Begin with the first line and repeat exactly through the line containing "[8, -4], [10, -4]];"; leave every image out.

Given data:
******************************

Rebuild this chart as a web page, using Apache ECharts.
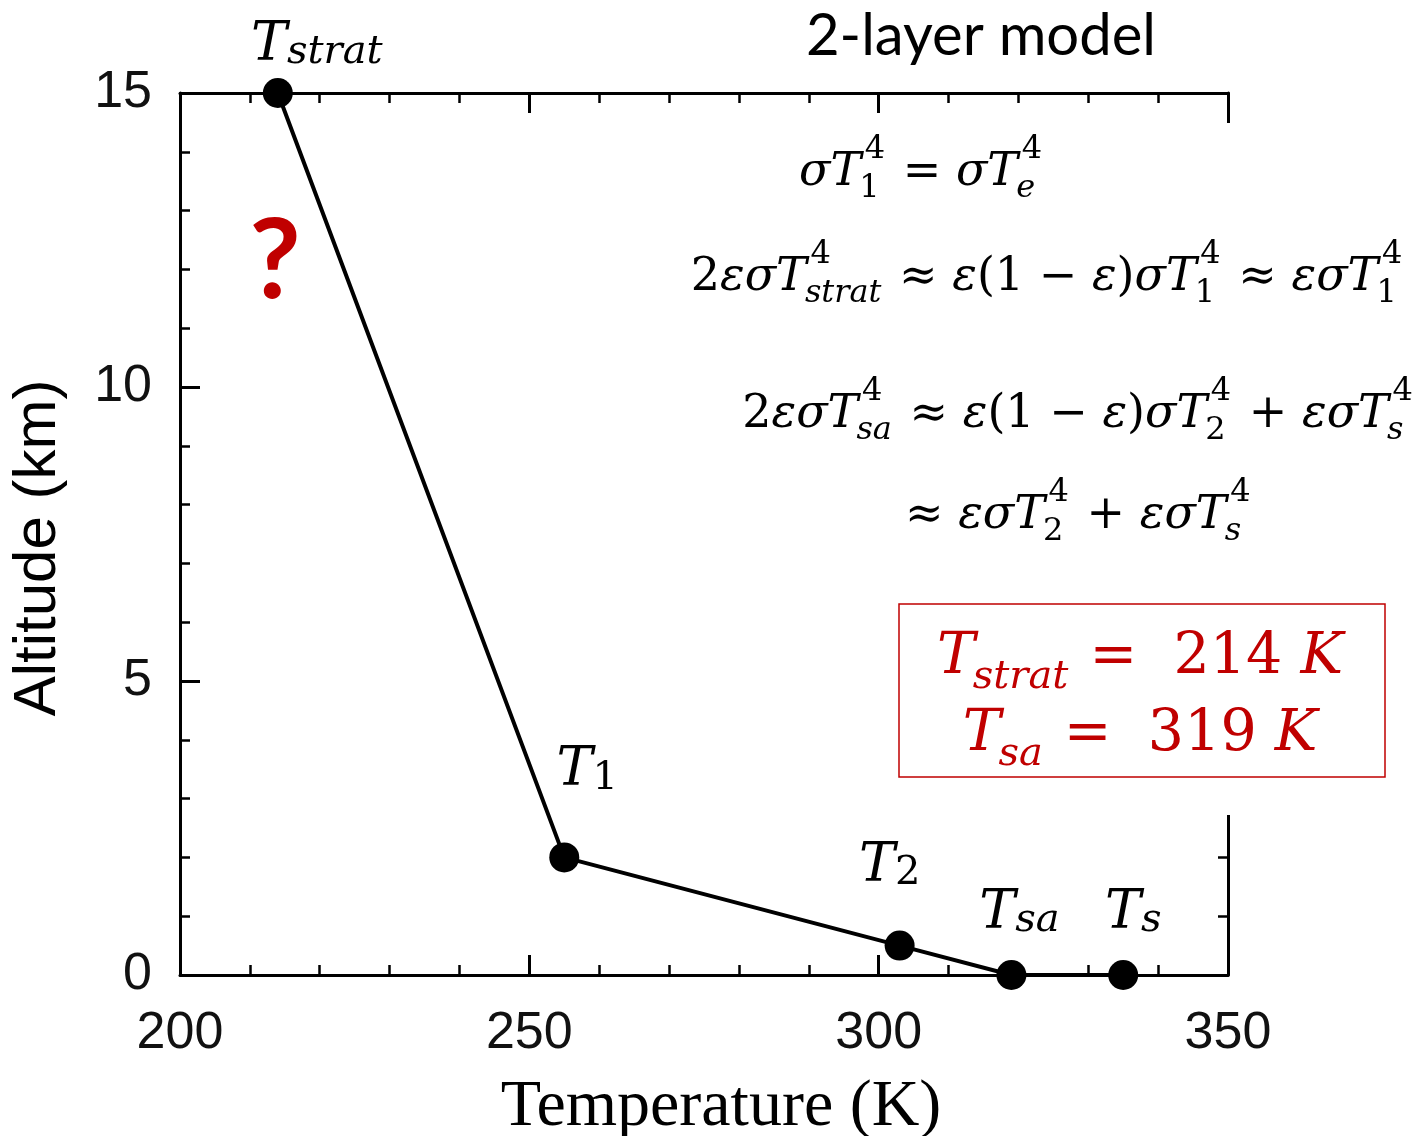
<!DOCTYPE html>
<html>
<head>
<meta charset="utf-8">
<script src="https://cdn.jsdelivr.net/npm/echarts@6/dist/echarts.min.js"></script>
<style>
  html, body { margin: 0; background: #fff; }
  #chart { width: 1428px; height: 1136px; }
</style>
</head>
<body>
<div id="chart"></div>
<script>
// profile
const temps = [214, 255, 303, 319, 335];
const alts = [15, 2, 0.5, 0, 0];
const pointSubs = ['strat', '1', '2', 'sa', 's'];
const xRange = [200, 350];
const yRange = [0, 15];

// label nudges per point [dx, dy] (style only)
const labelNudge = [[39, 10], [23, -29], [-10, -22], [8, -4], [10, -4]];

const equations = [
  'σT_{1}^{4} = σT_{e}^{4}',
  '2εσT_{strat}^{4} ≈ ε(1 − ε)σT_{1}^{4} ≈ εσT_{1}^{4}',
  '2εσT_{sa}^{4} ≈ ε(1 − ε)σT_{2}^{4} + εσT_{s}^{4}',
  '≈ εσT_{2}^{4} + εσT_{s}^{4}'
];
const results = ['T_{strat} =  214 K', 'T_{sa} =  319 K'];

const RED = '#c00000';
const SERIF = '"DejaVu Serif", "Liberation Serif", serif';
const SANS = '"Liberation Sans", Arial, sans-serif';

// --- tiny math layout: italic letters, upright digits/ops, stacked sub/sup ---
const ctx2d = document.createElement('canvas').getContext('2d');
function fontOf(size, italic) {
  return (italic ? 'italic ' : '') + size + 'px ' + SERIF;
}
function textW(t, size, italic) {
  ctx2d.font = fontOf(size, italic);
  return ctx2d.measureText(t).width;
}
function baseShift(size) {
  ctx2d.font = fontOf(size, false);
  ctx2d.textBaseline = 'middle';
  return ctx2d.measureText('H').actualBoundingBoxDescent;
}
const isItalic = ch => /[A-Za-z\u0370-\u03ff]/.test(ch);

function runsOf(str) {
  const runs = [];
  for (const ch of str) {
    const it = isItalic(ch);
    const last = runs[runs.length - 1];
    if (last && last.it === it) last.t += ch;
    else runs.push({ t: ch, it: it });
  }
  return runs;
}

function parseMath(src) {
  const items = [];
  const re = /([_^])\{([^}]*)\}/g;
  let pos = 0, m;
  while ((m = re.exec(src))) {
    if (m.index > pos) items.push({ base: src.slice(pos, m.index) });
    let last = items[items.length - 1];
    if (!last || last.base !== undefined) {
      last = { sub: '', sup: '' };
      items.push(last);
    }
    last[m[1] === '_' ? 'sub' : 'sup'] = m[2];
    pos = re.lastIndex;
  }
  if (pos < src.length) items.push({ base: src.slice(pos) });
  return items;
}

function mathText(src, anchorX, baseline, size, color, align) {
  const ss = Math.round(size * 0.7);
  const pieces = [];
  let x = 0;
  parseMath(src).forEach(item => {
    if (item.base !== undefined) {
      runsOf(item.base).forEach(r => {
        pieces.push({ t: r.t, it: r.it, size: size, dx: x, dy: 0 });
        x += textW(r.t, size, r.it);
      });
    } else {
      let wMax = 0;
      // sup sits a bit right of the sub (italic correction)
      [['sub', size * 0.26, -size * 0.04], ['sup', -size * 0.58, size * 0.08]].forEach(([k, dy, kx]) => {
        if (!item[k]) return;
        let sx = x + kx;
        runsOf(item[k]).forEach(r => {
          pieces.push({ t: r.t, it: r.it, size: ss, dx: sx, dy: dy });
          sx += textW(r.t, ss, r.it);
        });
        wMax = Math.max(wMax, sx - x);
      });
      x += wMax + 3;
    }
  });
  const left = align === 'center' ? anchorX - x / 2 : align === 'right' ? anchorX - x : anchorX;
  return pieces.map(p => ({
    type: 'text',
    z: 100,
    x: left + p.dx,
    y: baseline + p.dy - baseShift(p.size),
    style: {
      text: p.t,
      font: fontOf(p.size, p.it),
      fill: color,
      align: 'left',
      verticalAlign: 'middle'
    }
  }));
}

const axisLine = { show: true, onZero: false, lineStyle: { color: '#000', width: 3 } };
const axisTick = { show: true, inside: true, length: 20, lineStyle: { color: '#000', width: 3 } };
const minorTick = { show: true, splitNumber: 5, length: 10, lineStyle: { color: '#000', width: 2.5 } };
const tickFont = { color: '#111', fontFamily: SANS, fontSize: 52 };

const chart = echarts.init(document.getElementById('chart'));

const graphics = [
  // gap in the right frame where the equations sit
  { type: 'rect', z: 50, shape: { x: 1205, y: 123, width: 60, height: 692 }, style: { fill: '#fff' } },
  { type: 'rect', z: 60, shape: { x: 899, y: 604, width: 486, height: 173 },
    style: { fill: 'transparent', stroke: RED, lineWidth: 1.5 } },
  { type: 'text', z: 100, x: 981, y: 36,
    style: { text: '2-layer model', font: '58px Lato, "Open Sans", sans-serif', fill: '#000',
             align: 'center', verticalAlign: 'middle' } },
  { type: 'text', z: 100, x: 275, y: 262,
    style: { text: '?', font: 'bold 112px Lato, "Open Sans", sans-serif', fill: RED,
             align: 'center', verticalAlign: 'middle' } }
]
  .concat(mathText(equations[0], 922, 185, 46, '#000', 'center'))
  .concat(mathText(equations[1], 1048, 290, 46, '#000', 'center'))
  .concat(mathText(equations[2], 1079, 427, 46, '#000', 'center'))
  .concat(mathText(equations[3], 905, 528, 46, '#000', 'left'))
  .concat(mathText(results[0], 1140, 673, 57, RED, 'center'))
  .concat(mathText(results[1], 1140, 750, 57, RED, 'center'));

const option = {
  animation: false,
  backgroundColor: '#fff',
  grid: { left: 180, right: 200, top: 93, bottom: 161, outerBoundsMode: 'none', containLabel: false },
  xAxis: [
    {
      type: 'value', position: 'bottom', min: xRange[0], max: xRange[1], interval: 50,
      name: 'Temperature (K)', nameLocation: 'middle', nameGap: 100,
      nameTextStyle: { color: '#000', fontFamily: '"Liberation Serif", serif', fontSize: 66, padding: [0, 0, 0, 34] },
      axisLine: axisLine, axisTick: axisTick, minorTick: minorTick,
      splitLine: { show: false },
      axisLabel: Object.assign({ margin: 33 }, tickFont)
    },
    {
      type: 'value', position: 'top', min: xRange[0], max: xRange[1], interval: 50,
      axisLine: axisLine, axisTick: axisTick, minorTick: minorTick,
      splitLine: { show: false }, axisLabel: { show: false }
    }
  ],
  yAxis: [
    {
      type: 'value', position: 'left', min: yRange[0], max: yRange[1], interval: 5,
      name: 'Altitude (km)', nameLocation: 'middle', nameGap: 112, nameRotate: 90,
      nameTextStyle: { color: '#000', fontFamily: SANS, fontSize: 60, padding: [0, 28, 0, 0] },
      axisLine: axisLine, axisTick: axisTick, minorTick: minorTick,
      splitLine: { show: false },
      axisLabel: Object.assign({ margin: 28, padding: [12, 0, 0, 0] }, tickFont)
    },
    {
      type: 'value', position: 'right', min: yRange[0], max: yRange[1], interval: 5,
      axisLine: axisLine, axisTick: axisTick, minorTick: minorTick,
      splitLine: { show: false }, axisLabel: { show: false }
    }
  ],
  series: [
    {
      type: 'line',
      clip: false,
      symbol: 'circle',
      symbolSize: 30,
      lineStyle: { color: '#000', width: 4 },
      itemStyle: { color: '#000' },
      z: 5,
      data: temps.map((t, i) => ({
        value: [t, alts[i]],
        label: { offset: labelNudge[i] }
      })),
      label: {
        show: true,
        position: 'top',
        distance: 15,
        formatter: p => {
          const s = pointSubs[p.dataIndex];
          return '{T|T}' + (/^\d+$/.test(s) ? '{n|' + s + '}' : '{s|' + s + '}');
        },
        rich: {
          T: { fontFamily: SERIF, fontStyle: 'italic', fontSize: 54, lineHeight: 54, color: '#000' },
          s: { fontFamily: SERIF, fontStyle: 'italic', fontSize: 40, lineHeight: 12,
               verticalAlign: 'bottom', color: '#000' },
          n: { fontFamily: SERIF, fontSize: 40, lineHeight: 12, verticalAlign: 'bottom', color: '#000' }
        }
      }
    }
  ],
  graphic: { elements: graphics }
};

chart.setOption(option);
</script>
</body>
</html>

******************************

Final result:
Rebuild this chart as a web page, using Apache ECharts.
<!DOCTYPE html>
<html>
<head>
<meta charset="utf-8">
<script src="https://cdn.jsdelivr.net/npm/echarts@6/dist/echarts.min.js"></script>
<style>
  html, body { margin: 0; background: #fff; }
  #chart { width: 1428px; height: 1136px; }
</style>
</head>
<body>
<div id="chart"></div>
<script>
// profile
const temps = [214, 255, 303, 319, 335];
const alts = [15, 2, 0.5, 0, 0];
const pointSubs = ['strat', '1', '2', 'sa', 's'];
const xRange = [200, 350];
const yRange = [0, 15];

// label nudges per point [dx, dy] (style only)
const labelNudge = [[39, 10], [23, -29], [-10, -22], [8, -4], [10, -4]];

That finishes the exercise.